Return the lines that follow, exactly as they appear, from the first through the one containing "import plotly.graph_objects as go"; no pictures are to be included.

* **Data block**
────────
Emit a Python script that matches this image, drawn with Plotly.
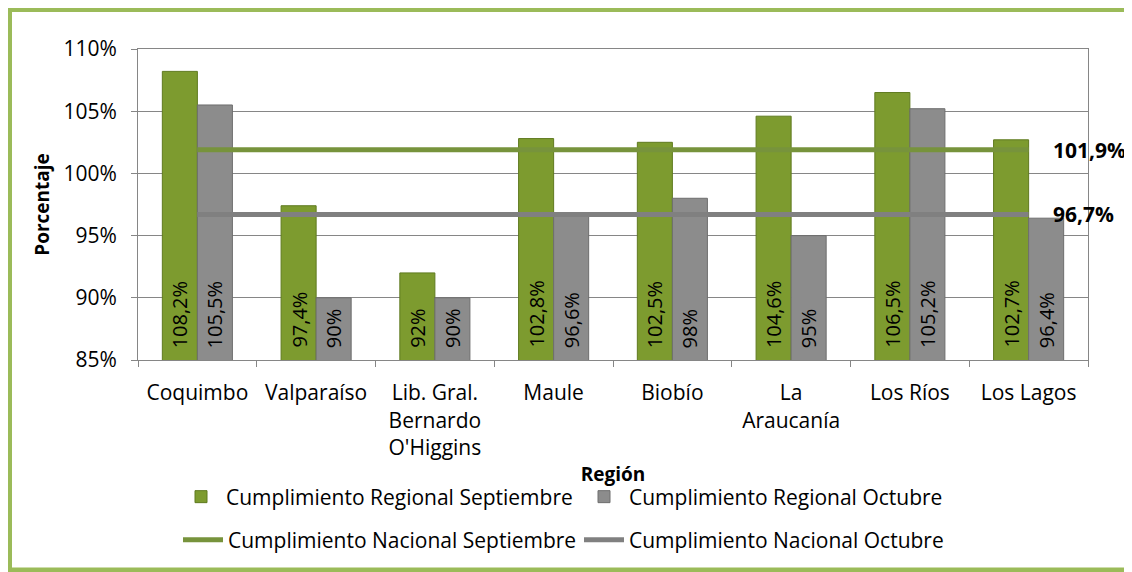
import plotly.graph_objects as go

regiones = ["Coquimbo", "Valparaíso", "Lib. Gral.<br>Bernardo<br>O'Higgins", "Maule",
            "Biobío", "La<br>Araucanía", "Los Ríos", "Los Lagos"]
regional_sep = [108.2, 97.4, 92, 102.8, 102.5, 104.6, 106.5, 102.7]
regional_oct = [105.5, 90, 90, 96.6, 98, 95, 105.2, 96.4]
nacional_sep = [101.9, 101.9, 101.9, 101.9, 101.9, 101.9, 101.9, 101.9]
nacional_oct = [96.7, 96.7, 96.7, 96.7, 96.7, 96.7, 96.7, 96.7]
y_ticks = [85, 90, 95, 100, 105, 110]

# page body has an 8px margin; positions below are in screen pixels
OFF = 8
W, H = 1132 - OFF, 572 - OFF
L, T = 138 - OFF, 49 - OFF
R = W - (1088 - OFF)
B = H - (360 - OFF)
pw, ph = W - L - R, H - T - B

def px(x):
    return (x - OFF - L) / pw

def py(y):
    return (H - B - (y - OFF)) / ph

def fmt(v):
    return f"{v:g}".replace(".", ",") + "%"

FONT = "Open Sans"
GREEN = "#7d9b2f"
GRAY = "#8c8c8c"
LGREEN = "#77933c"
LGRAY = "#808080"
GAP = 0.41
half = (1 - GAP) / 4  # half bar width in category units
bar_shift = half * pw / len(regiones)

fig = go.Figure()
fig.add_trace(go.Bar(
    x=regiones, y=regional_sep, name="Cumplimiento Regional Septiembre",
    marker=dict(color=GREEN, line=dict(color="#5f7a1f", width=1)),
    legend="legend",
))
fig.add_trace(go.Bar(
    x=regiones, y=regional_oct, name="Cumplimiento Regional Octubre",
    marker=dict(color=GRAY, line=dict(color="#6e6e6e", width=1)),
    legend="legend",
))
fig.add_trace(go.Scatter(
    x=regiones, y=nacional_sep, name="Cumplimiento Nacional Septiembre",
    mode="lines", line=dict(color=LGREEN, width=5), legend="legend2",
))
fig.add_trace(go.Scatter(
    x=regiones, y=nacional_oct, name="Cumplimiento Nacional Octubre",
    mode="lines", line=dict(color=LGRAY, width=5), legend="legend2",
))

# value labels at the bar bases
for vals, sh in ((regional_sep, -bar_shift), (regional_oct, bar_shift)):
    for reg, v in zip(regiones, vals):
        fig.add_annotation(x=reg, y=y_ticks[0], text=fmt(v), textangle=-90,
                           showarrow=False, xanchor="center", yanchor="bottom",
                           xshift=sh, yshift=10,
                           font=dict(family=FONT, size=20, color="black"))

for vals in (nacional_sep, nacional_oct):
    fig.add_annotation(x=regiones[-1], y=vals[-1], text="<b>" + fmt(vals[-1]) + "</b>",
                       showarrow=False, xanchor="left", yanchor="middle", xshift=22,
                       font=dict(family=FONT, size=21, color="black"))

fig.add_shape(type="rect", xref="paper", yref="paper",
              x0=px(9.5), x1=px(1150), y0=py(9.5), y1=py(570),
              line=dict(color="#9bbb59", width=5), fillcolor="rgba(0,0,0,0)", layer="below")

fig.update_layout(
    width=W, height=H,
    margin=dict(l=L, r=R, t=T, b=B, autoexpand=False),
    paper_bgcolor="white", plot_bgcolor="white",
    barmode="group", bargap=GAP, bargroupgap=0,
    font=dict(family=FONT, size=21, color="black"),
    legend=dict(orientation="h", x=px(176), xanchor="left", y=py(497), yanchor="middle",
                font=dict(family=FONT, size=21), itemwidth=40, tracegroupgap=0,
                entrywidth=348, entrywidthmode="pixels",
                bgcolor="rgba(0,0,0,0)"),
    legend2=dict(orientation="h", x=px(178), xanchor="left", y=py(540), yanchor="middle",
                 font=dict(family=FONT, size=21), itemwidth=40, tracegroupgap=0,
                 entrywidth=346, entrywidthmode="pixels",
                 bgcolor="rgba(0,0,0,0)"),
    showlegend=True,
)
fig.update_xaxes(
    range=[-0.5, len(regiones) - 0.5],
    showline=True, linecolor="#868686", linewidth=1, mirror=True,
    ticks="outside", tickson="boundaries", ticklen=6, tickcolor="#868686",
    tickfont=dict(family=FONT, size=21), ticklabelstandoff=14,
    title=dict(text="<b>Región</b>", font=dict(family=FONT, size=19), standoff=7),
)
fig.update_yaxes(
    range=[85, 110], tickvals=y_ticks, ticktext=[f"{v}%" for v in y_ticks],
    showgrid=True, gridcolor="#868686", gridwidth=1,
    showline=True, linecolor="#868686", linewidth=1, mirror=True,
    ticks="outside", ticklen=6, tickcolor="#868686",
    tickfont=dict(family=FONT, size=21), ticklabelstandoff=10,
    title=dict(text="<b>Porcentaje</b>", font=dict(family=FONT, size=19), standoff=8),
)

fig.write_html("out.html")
────────
* **Result for this task**
Emit a Python script that matches this image, drawn with Plotly.
import plotly.graph_objects as go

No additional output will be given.